I am not sure what i think about this argument yet, but it seems like it may be reasonable.

Yet Bjorn Lomborg is pro carbon tax.
There are many different ways to implement carbon tax.

His proposal to replace other regulations with a small and uniform carbon tax, is bound to make both proponents and opponents of carbon tax unhappy (which may be a sign that it is a reasonable proposal:)

https://beta.theglobeandmail.com/report-on-business/rob-comm...

A carbon tax doesn't imply spending money, only moving it and changing the incentives. Money is only spent once it pays for some limited resource, whether that's human time or a truckload of ore.
> technologies to fight with climate change

Climate change isn't a technical problem; it's a social problem.

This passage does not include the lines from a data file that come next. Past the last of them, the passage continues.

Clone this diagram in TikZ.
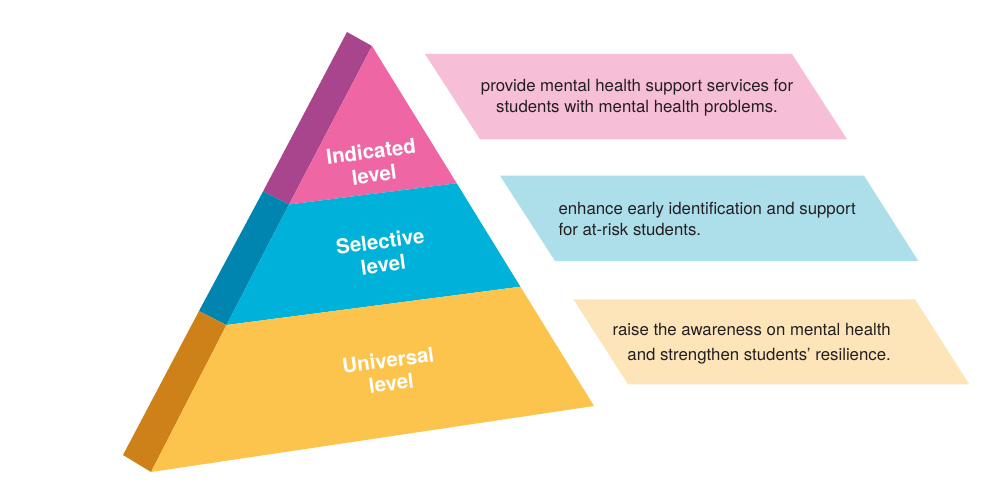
\documentclass[tikz,border=0pt]{standalone}
\usepackage{fontspec}
\setmainfont{TeX Gyre Heros}
\usepackage{tikz}

\definecolor{sidepurple}{HTML}{A8458C}
\definecolor{frontpink}{HTML}{EE67A4}
\definecolor{sideblue}{HTML}{0085B0}
\definecolor{frontblue}{HTML}{00B2D9}
\definecolor{sideorange}{HTML}{CF8119}
\definecolor{frontyellow}{HTML}{FCC44D}
\definecolor{boxpink}{HTML}{F7BED8}
\definecolor{boxblue}{HTML}{ADDFEB}
\definecolor{boxyellow}{HTML}{FDE5B9}
\definecolor{textgray}{HTML}{231F20}

\tikzset{
  levellabel/.style={text=white, font=\bfseries\fontsize{20.5}{23.5}\selectfont,
    align=center, rotate=7.5, inner sep=0pt},
  boxtext/.style={text=textgray, font=\fontsize{16.8}{21.5}\selectfont, inner sep=0pt}
}

\begin{document}
\begin{tikzpicture}[x=1pt,y=-1pt]
    \useasboundingbox (0,0) rectangle (1000,500);

    % Corners of the pyramid
    \coordinate (apex) at (372,46);
    \coordinate (apexback) at (347,32);
    \coordinate (pbl) at (289,204.5);
    \coordinate (pbr) at (456.7,183.3);
    \coordinate (pbback) at (263,191.5);
    \coordinate (byl) at (226.5,325);
    \coordinate (byr) at (520.4,286.7);
    \coordinate (byback) at (199,311);
    \coordinate (botl) at (151,472);
    \coordinate (botr) at (594,406);
    \coordinate (botback) at (123,455);

    % Side faces
    \fill[sidepurple] (apexback) -- (apex) -- (pbl) -- (pbback) -- cycle;
    \fill[sideblue] (pbback) -- (pbl) -- (byl) -- (byback) -- cycle;
    \fill[sideorange] (byback) -- (byl) -- (botl) -- (botback) -- cycle;

    % Front faces
    \fill[frontpink] (apex) -- (pbr) -- (pbl) -- cycle;
    \fill[frontblue] (pbl) -- (pbr) -- (byr) -- (byl) -- cycle;
    \fill[frontyellow] (byl) -- (byr) -- (botr) -- (botl) -- cycle;

    % Level names
    \node[levellabel] (indicated) at (372.5,163) {Indicated\\level};
    \node[levellabel] (selective) at (381.7,253) {Selective\\level};
    \node[levellabel] (universal) at (389.7,371.5) {Universal\\level};

    % Description boxes
    \fill[boxpink] (425,54) -- (792,54) -- (847,139.3) -- (480,139.3) -- cycle;
    \fill[boxblue] (500,175.7) -- (864,175.7) -- (918.3,261) -- (555,261) -- cycle;
    \fill[boxyellow] (573.3,299.3) -- (915,299.3) -- (969.3,384.3) -- (628,384.3) -- cycle;

    \node[boxtext, align=center] (indicatedtext) at (637,97.5)
        {provide mental health support services for\\students with mental health problems.};
    \node[boxtext, align=left, anchor=west] (selectivetext) at (558.3,219)
        {enhance early identification and support\\for at-risk students.};
    \node[boxtext, align=right, anchor=east, font=\fontsize{16.8}{25}\selectfont] (universaltext) at (891,343.5)
        {raise the awareness on mental health\\and strengthen students' resilience.};
\end{tikzpicture}
\end{document}
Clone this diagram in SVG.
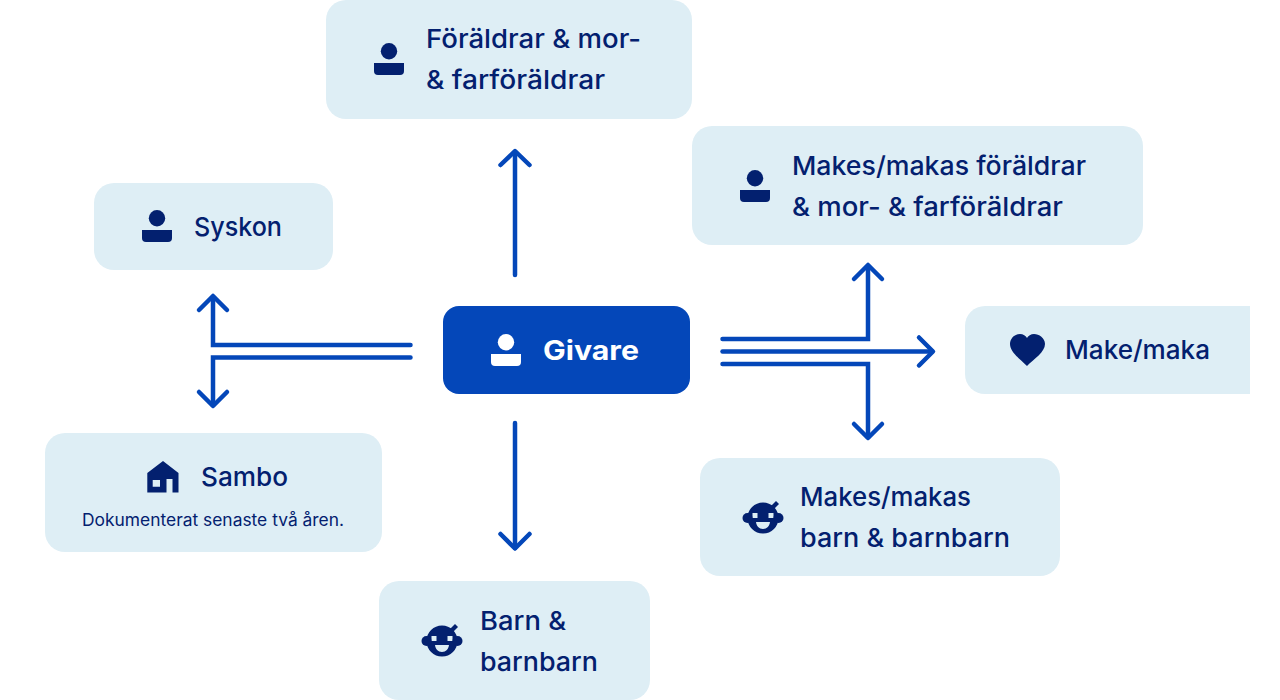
<svg xmlns="http://www.w3.org/2000/svg" width="1280" height="700" viewBox="0 0 1280 700">
<style>
.box{fill:#deeef5}
.t{font-family:"Inter","Liberation Sans",sans-serif;font-size:26px;font-weight:500;fill:#03206f}
.s{font-size:17px;font-weight:400}
.w{fill:#fff;font-weight:700;font-size:27px}
.i{fill:#03206f}
.l{fill:none;stroke:#0447b9;stroke-width:4.500;stroke-linecap:round;stroke-linejoin:miter}
.h{stroke-linejoin:round}
</style>
<defs>
<g id="person"><circle cx="0" cy="-8.700" r="8.200"/><path d="M-15 3H15V11a4 4 0 0 1-4 4H-11a4 4 0 0 1-4-4Z"/></g>
<g id="baby"><path fill-rule="evenodd" d="M0 -14.500A15.500 15.500 0 0 1 0 16.500A15.500 15.500 0 0 1 0 -14.500ZM-10.500 -4V1H-5.500V-4ZM5.500 -4V1H10.500V-4ZM-7 5C-6.500 9 -4 12 0 12C4 12 6.500 9 7 5Z"/><circle cx="-15.500" cy="1" r="5"/><circle cx="15.500" cy="1" r="5"/><path d="M8 -11L13 -16L16 -13L11 -8Z"/></g>
</defs>
<g id="connectors">
<path class="l" d="M515 275V152"/><path class="l h" d="M500.500 165L515 151L529.500 165"/>
<path class="l" d="M515 423V548"/><path class="l h" d="M500.500 534L515 548.500L529.500 534"/>
<path class="l" d="M410.500 345H213V297"/><path class="l h" d="M199 310L213 296L227 310"/>
<path class="l" d="M410.500 357.500H213V405"/><path class="l h" d="M199 392L213 406L227 392"/>
<path class="l" d="M722.500 339H868V266"/><path class="l h" d="M854 279L868 265L882 279"/>
<path class="l" d="M722.500 351.500H932"/><path class="l h" d="M919 337.500L933 351.500L919 365.500"/>
<path class="l" d="M722.500 364H868V437"/><path class="l h" d="M854 424L868 438L882 424"/>
</g>
<g id="node-foraldrar"><rect class="box" x="326" y="0" width="366" height="119" rx="20"/><use href="#person" class="i" x="389" y="60"/><text class="t" x="426" y="48" textLength="215" lengthAdjust="spacingAndGlyphs">Föräldrar &amp; mor-</text><text class="t" x="426" y="89" textLength="179" lengthAdjust="spacingAndGlyphs">&amp; farföräldrar</text></g>
<g id="node-makes-foraldrar"><rect class="box" x="692" y="126" width="451" height="119" rx="20"/><use href="#person" class="i" x="755" y="187"/><text class="t" x="792" y="175" textLength="294" lengthAdjust="spacingAndGlyphs">Makes/makas föräldrar</text><text class="t" x="792" y="216" textLength="271" lengthAdjust="spacingAndGlyphs">&amp; mor- &amp; farföräldrar</text></g>
<g id="node-syskon"><rect class="box" x="94" y="183" width="239" height="87" rx="20"/><use href="#person" class="i" x="157" y="227"/><text class="t" x="194" y="236" textLength="88" lengthAdjust="spacingAndGlyphs">Syskon</text></g>
<g id="node-givare"><rect x="443" y="306" width="247" height="88" rx="16" fill="#0447b9"/><use href="#person" fill="#fff" x="506" y="351"/><text class="t w" x="543" y="360" textLength="96" lengthAdjust="spacingAndGlyphs">Givare</text></g>
<g id="node-make"><path class="box" d="M985 306H1250V394H985A20 20 0 0 1 965 374V326A20 20 0 0 1 985 306Z"/><path class="i" d="M1027 366C1020 359 1010 352 1010 344C1010 338 1015 334 1020 334C1023 334 1026 336 1027 338C1028 336 1031 334 1034 334C1039 334 1045 338 1045 344C1045 352 1034 359 1027 366Z"/><text class="t" x="1065" y="359" textLength="145" lengthAdjust="spacingAndGlyphs">Make/maka</text></g>
<g id="node-sambo"><rect class="box" x="45" y="433" width="337" height="119" rx="20"/><path class="i" fill-rule="evenodd" d="M163 461L178.500 473V492.500H172.500V479H166.500V492.500H147.300V473ZM152.700 480V486.700H160V480Z"/><text class="t" x="201" y="486" textLength="87" lengthAdjust="spacingAndGlyphs">Sambo</text><text class="t s" x="82" y="526" textLength="262" lengthAdjust="spacingAndGlyphs">Dokumenterat senaste två åren.</text></g>
<g id="node-makes-barn"><rect class="box" x="700" y="458" width="360" height="118" rx="20"/><use href="#baby" class="i" x="763" y="517"/><text class="t" x="800" y="506" textLength="171" lengthAdjust="spacingAndGlyphs">Makes/makas</text><text class="t" x="800" y="547" textLength="210" lengthAdjust="spacingAndGlyphs">barn &amp; barnbarn</text></g>
<g id="node-barn"><rect class="box" x="379" y="581" width="271" height="119" rx="20"/><use href="#baby" class="i" x="442" y="640"/><text class="t" x="480" y="630" textLength="86" lengthAdjust="spacingAndGlyphs">Barn &amp;</text><text class="t" x="480" y="671" textLength="118" lengthAdjust="spacingAndGlyphs">barnbarn</text></g>
</svg>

“Advanced” economies rely on otherwise-unnecessary consumption of resources, irrespective of environmental damage, because there's no effective social penalty for harming the environment.

Clean energy won't help: demand always increases at least as fast as supply.

There is a social penalty. If you try to burn garbage in your yard your neighbours will not allow it. But the price cannot be larger than life, so when it is freezing outside and there is nothing else to burn, they won't mind the smoke, and will come to the warmth of fire instead.

Even if we stopped all unnecessary consumption, and kept only the minimum necessary for life, we would not make significant impact on climate change, because with the current number of people CO2 will still accumulate, and would become problem some time later.

If energy is clean, it simply will not cause global warming, independently of demand, but we do not even need to make it clean, we simply need to use the CO2 (e.g. by creating forests in deserts) or to use some other technology to gain fine grained control over the climate.

The government is already is regulating carbon. California has a cap and trade program, for example, and this court case in 2007 forced the EPA "to regulate carbon dioxide and other greenhouse gases (GHGs) as pollutants."

https://en.wikipedia.org/wiki/Massachusetts_v._Environmental...

Very little has actually come out of that '07 case though. There were the Paris Climate Accords but those and the clean energy plan designed to actually achieve them were immediately ripped up so as much as they're legally required to there's not actually much being done at the EPA that isn't rolling back regulations.